• Collected data:

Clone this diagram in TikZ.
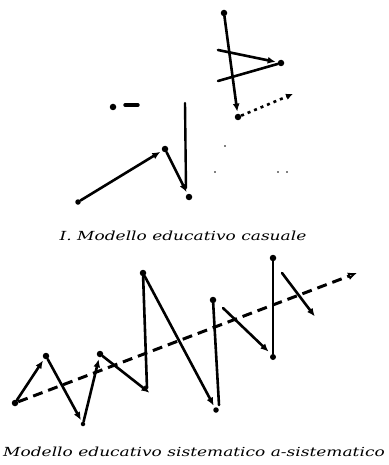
\documentclass[tikz,border=0pt]{standalone}
\usepackage{fontspec}
\setmainfont{DejaVu Serif}
\newfontfamily\capfont[FakeStretch=1.36]{DejaVu Serif}
\usetikzlibrary{arrows.meta}
\begin{document}
\begin{tikzpicture}[x=1pt,y=-1pt,
  stroke/.style={line width=2.6pt, line cap=round},
  arr/.style={stroke, -{Latex[length=8pt,width=7pt]}, shorten >=2pt},
  dotmark/.style={circle, fill, inner sep=0pt, minimum size=6.5pt},
  speck/.style={circle, fill, inner sep=0pt, minimum size=1.6pt},
  captext/.style={font=\capfont\itshape\fontsize{12.5}{14}\selectfont}]
\useasboundingbox[fill=white] (0,0) rectangle (388,465);
% ---- top: casual model ----
\node[dotmark] (a1) at (224,13) {};
\node[dotmark] (a2) at (238,117) {};
\draw[arr] (a1) -- (a2);
\coordinate (b1) at (218,50);
\node[dotmark] (b2) at (281,63) {};
\coordinate (b3) at (218,81);
\draw[arr] (b1) -- (b2);
\draw[stroke] (b2) -- (b3);
\coordinate (c1) at (293,94);
\draw[stroke, dash pattern=on 3pt off 4pt, line cap=butt, -{Latex[length=7pt,width=6.5pt]}] (a2) -- (c1);
\node[dotmark] (d1) at (113,107) {};
\coordinate (d2) at (125,105);
\coordinate (d3) at (138,105);
\draw[stroke, line width=3.4pt] (d2) -- (d3);
\coordinate (e1) at (185,103);
\coordinate (e2) at (186,188);
\draw[stroke, line width=2.4pt] (e1) -- (e2);
\node[dotmark, minimum size=5.5pt] (f1) at (78,202) {};
\node[dotmark] (f2) at (165,149) {};
\node[dotmark] (f3) at (189,197) {};
\draw[arr] (f1) -- (f2);
\draw[arr] (f2) -- (f3);
\node[speck] (s1) at (225,146) {};
\node[speck] (s2) at (215,172) {};
\node[speck] (s3) at (278,172) {};
\node[speck] (s4) at (287,172) {};
\node[captext] (cap1) at (183,236) {I. Modello educativo casuale};
% ---- bottom: systematic / a-systematic model ----
\node[dotmark] (g0) at (15,403) {};
\node[dotmark] (g1) at (46,356) {};
\node[dotmark, minimum size=4.5pt] (g2) at (83,424) {};
\node[dotmark] (g3) at (100,354) {};
\coordinate (g4) at (151,394);
\coordinate (g4b) at (147,388);
\node[dotmark] (g5) at (143,273) {};
\node[dotmark, minimum size=5.5pt] (g6) at (216,410) {};
\coordinate (g6b) at (219,405);
\node[dotmark] (g7) at (213,300) {};
\coordinate (g8) at (223,308);
\node[dotmark, minimum size=6pt] (g9) at (273,357) {};
\coordinate (g9b) at (270,353);
\node[dotmark] (g10) at (273,258) {};
\coordinate (g11) at (282,273);
\coordinate (g12) at (316,318);
\coordinate (h) at (357,273);
\draw[stroke, line width=3pt, line cap=butt, dash pattern=on 10pt off 6pt, -{Latex[open,length=9pt,width=8pt,line width=1.8pt]}] (g0) -- (h);
\draw[arr] (g0) -- (g1);
\draw[arr] (g1) -- (g2);
\draw[arr] (g2) -- (g3);
\draw[arr] (g3) -- (g4);
\draw[stroke] (g4b) -- (g5);
\draw[arr] (g5) -- (g6);
\draw[stroke] (g6b) -- (g7);
\draw[arr] (g8) -- (g9b);
\draw[stroke] (g9) -- (g10);
\draw[arr] (g11) -- (g12);
\node[captext] (cap2) at (194,452) {Modello educativo sistematico a-sistematico};
\end{tikzpicture}
\end{document}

• Task prompt:
Skip the pictures, then retype every line above exactly.

• Solution to the problem:
Clone this diagram in TikZ.
\documentclass[tikz,border=0pt]{standalone}
\usepackage{fontspec}
\setmainfont{DejaVu Serif}
\newfontfamily\capfont[FakeStretch=1.36]{DejaVu Serif}
\usetikzlibrary{arrows.meta}
\begin{document}
\begin{tikzpicture}[x=1pt,y=-1pt,
  stroke/.style={line width=2.6pt, line cap=round},
  arr/.style={stroke, -{Latex[length=8pt,width=7pt]}, shorten >=2pt},
  dotmark/.style={circle, fill, inner sep=0pt, minimum size=6.5pt},
  speck/.style={circle, fill, inner sep=0pt, minimum size=1.6pt},
  captext/.style={font=\capfont\itshape\fontsize{12.5}{14}\selectfont}]
\useasboundingbox[fill=white] (0,0) rectangle (388,465);
% ---- top: casual model ----
\node[dotmark] (a1) at (224,13) {};
\node[dotmark] (a2) at (238,117) {};
\draw[arr] (a1) -- (a2);
\coordinate (b1) at (218,50);
\node[dotmark] (b2) at (281,63) {};
\coordinate (b3) at (218,81);
\draw[arr] (b1) -- (b2);
\draw[stroke] (b2) -- (b3);
\coordinate (c1) at (293,94);
\draw[stroke, dash pattern=on 3pt off 4pt, line cap=butt, -{Latex[length=7pt,width=6.5pt]}] (a2) -- (c1);
\node[dotmark] (d1) at (113,107) {};
\coordinate (d2) at (125,105);
\coordinate (d3) at (138,105);
\draw[stroke, line width=3.4pt] (d2) -- (d3);
\coordinate (e1) at (185,103);
\coordinate (e2) at (186,188);
\draw[stroke, line width=2.4pt] (e1) -- (e2);
\node[dotmark, minimum size=5.5pt] (f1) at (78,202) {};
\node[dotmark] (f2) at (165,149) {};
\node[dotmark] (f3) at (189,197) {};
\draw[arr] (f1) -- (f2);
\draw[arr] (f2) -- (f3);
\node[speck] (s1) at (225,146) {};
\node[speck] (s2) at (215,172) {};
\node[speck] (s3) at (278,172) {};
\node[speck] (s4) at (287,172) {};
\node[captext] (cap1) at (183,236) {I. Modello educativo casuale};
% ---- bottom: systematic / a-systematic model ----
\node[dotmark] (g0) at (15,403) {};
\node[dotmark] (g1) at (46,356) {};
\node[dotmark, minimum size=4.5pt] (g2) at (83,424) {};
\node[dotmark] (g3) at (100,354) {};
\coordinate (g4) at (151,394);
\coordinate (g4b) at (147,388);
\node[dotmark] (g5) at (143,273) {};
\node[dotmark, minimum size=5.5pt] (g6) at (216,410) {};
\coordinate (g6b) at (219,405);
\node[dotmark] (g7) at (213,300) {};
\coordinate (g8) at (223,308);
\node[dotmark, minimum size=6pt] (g9) at (273,357) {};
\coordinate (g9b) at (270,353);
\node[dotmark] (g10) at (273,258) {};
\coordinate (g11) at (282,273);
\coordinate (g12) at (316,318);
\coordinate (h) at (357,273);
\draw[stroke, line width=3pt, line cap=butt, dash pattern=on 10pt off 6pt, -{Latex[open,length=9pt,width=8pt,line width=1.8pt]}] (g0) -- (h);
\draw[arr] (g0) -- (g1);
\draw[arr] (g1) -- (g2);
\draw[arr] (g2) -- (g3);
\draw[arr] (g3) -- (g4);
\draw[stroke] (g4b) -- (g5);
\draw[arr] (g5) -- (g6);
\draw[stroke] (g6b) -- (g7);
\draw[arr] (g8) -- (g9b);
\draw[stroke] (g9) -- (g10);
\draw[arr] (g11) -- (g12);
\node[captext] (cap2) at (194,452) {Modello educativo sistematico a-sistematico};
\end{tikzpicture}
\end{document}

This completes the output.